On Friday, five City Council members sent a letter to Mayor Jacob Frey and Police Chief Brian O’Hara expressing their “utter horror at MPD’s failure to protect a Minneapolis resident from a clear, persistent and amply reported threat posed by his neighbor.”

Council Members Andrea Jenkins, Elliott Payne, Aisha Chughtai, Jason Chavez and Robin Wonsley went on to allege that police had failed to submit reports to the County Attorney’s Office despite threats being made with weapons, and at times while Sawchak screamed racial slurs. Sawchak is white and Moturi is Black.

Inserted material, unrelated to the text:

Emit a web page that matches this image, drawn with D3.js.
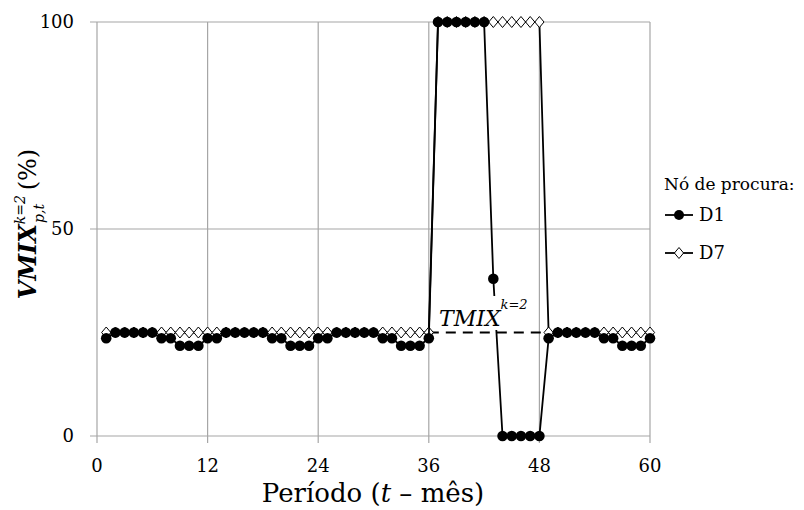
<!DOCTYPE html>
<html>
<head>
<meta charset="utf-8">
<script src="https://cdn.jsdelivr.net/npm/d3@7"></script>
<style>
  body { margin: 0; background: #fff; }
  text { font-family: "DejaVu Serif", serif; fill: #000; }
</style>
</head>
<body>
<script>
var months = [1, 2, 3, 4, 5, 6, 7, 8, 9, 10, 11, 12,
              13, 14, 15, 16, 17, 18, 19, 20, 21, 22, 23, 24,
              25, 26, 27, 28, 29, 30, 31, 32, 33, 34, 35, 36,
              37, 38, 39, 40, 41, 42, 43, 44, 45, 46, 47, 48,
              49, 50, 51, 52, 53, 54, 55, 56, 57, 58, 59, 60];

var d1 = [23.6, 25, 25, 25, 25, 25, 23.6, 23.6, 21.8, 21.8, 21.8, 23.6,
          23.6, 25, 25, 25, 25, 25, 23.6, 23.6, 21.8, 21.8, 21.8, 23.6,
          23.6, 25, 25, 25, 25, 25, 23.6, 23.6, 21.8, 21.8, 21.8, 23.6,
          100, 100, 100, 100, 100, 100, 38, 0, 0, 0, 0, 0,
          23.6, 25, 25, 25, 25, 25, 23.6, 23.6, 21.8, 21.8, 21.8, 23.6];

var d7 = [25, 25, 25, 25, 25, 25, 25, 25, 25, 25, 25, 25,
          25, 25, 25, 25, 25, 25, 25, 25, 25, 25, 25, 25,
          25, 25, 25, 25, 25, 25, 25, 25, 25, 25, 25, 25,
          100, 100, 100, 100, 100, 100, 100, 100, 100, 100, 100, 100,
          25, 25, 25, 25, 25, 25, 25, 25, 25, 25, 25, 25];

var tmix = 25;
var tmixRange = [36, 49];
var xTicks = [0, 12, 24, 36, 48, 60];
var yTicks = [0, 50, 100];

var WIDTH = 804, HEIGHT = 510;
var plotLeft = 97, plotTop = 22, plotRight = 650, plotBottom = 436;

var svg = d3.select('body').append('svg')
            .attr('width', WIDTH)
            .attr('height', HEIGHT);

var x = d3.scaleLinear().domain([0, 60]).range([plotLeft, plotRight]);
var y = d3.scaleLinear().domain([0, 100]).range([plotBottom, plotTop]);

// grid
svg.append('g').selectAll('line').data(xTicks).enter().append('line')
   .attr('x1', x).attr('x2', x).attr('y1', plotTop).attr('y2', plotBottom + 7)
   .attr('stroke', '#a6a6a6').attr('stroke-width', 1.2);
svg.append('g').selectAll('line').data(yTicks).enter().append('line')
   .attr('x1', plotLeft - 7).attr('x2', plotRight).attr('y1', y).attr('y2', y)
   .attr('stroke', '#a6a6a6').attr('stroke-width', 1.2);

// tick labels
svg.append('g').selectAll('text').data(xTicks).enter().append('text')
   .attr('x', x).attr('y', 472)
   .attr('text-anchor', 'middle').attr('font-size', 18)
   .text(function(d) { return d; });
svg.append('g').selectAll('text').data(yTicks).enter().append('text')
   .attr('x', 74).attr('y', function(d) { return y(d) + 6; })
   .attr('text-anchor', 'end').attr('font-size', 18)
   .text(function(d) { return d; });

// axis titles
var xt = svg.append('text').attr('x', 373).attr('y', 502)
            .attr('text-anchor', 'middle').attr('font-size', 26);
xt.append('tspan').text('Período (');
xt.append('tspan').attr('font-style', 'italic').text('t');
xt.append('tspan').text('\u00a0– mês)');

var yt = svg.append('text')
            .attr('transform', 'translate(36,' + 224 + ') rotate(-90)')
            .attr('text-anchor', 'middle').attr('font-size', 24);
yt.append('tspan').attr('font-style', 'italic').attr('font-weight', 'bold').text('VMIX');
yt.append('tspan').attr('font-style', 'italic').attr('font-size', 14).attr('dy', -11).text('k=2');
yt.append('tspan').attr('font-style', 'italic').attr('font-size', 14).attr('dx', -28).attr('dy', 19).text('p,t');
yt.append('tspan').attr('dx', 6).attr('dy', -8).text('\u00a0(%)');

// TMIX reference
svg.append('line')
   .attr('x1', x(tmixRange[0])).attr('x2', x(tmixRange[1]))
   .attr('y1', y(tmix)).attr('y2', y(tmix))
   .attr('stroke', '#000').attr('stroke-width', 2)
   .attr('stroke-dasharray', '10,7');

var line = d3.line()
             .x(function(d) { return x(d[0]); })
             .y(function(d) { return y(d[1]); });

var d7pts = months.map(function(m, i) { return [m, d7[i]]; });
var d1pts = months.map(function(m, i) { return [m, d1[i]]; });

var diamondPath = 'M0,-5.5L4.6,0L0,5.5L-4.6,0Z';

svg.append('path').datum(d7pts).attr('d', line)
   .attr('fill', 'none').attr('stroke', '#000').attr('stroke-width', 1.8);
svg.append('g').selectAll('path').data(d7pts).enter().append('path')
   .attr('d', diamondPath)
   .attr('transform', function(d) { return 'translate(' + x(d[0]) + ',' + y(d[1]) + ')'; })
   .attr('fill', '#fff').attr('stroke', '#000').attr('stroke-width', 1);

svg.append('path').datum(d1pts).attr('d', line)
   .attr('fill', 'none').attr('stroke', '#000').attr('stroke-width', 1.8);
svg.append('g').selectAll('circle').data(d1pts).enter().append('circle')
   .attr('cx', function(d) { return x(d[0]); })
   .attr('cy', function(d) { return y(d[1]); })
   .attr('r', 5.3).attr('fill', '#000');

// TMIX label with white box
svg.append('rect').attr('x', 437).attr('y', 296).attr('width', 96).attr('height', 34)
   .attr('fill', '#fff');
var tl = svg.append('text').attr('x', 439).attr('y', 326).attr('font-size', 22)
            .attr('font-style', 'italic');
tl.append('tspan').text('TMIX');
tl.append('tspan').attr('font-size', 13).attr('dy', -17).text('k=2');

// legend
svg.append('text').attr('x', 664).attr('y', 190).attr('font-size', 17).text('Nó de procura:');
var leg = svg.append('g');
leg.append('line').attr('x1', 665).attr('x2', 693).attr('y1', 215).attr('y2', 215)
   .attr('stroke', '#000').attr('stroke-width', 1.8);
leg.append('circle').attr('cx', 679).attr('cy', 215).attr('r', 5).attr('fill', '#000');
leg.append('text').attr('x', 699).attr('y', 221).attr('font-size', 18).text('D1');
leg.append('line').attr('x1', 665).attr('x2', 693).attr('y1', 253).attr('y2', 253)
   .attr('stroke', '#000').attr('stroke-width', 1.8);
leg.append('path').attr('d', diamondPath)
   .attr('transform', 'translate(679,253)')
   .attr('fill', '#fff').attr('stroke', '#000').attr('stroke-width', 1);
leg.append('text').attr('x', 699).attr('y', 259).attr('font-size', 18).text('D7');
</script>
</body>
</html>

The council members also contend in their letter that the MPD told the County Attorney’s Office that police did not intend to execute the warrant for “reasons of officer safety.”

At a Friday afternoon news conference at MPD’s Fifth Precinct, O’Hara said police had been working to arrest Sawchak since at least April, but “no Minneapolis police officers have had in-person contact with that suspect since the victim in this case has been calling us.” The chief pointed out that Sawchak is mentally ill, has guns and refuses to cooperate “in the dozens of times that police officers have responded to the residence.”

O’Hara put aside the option to carry out “a high-risk warrant based on these factors [and] the likelihood of an armed, violent confrontation where we may have to use deadly force with the suspect.” The preference, he said, was to arrest Sawchak outside his home, but “in this case, this suspect is a recluse and does not come out of the house.”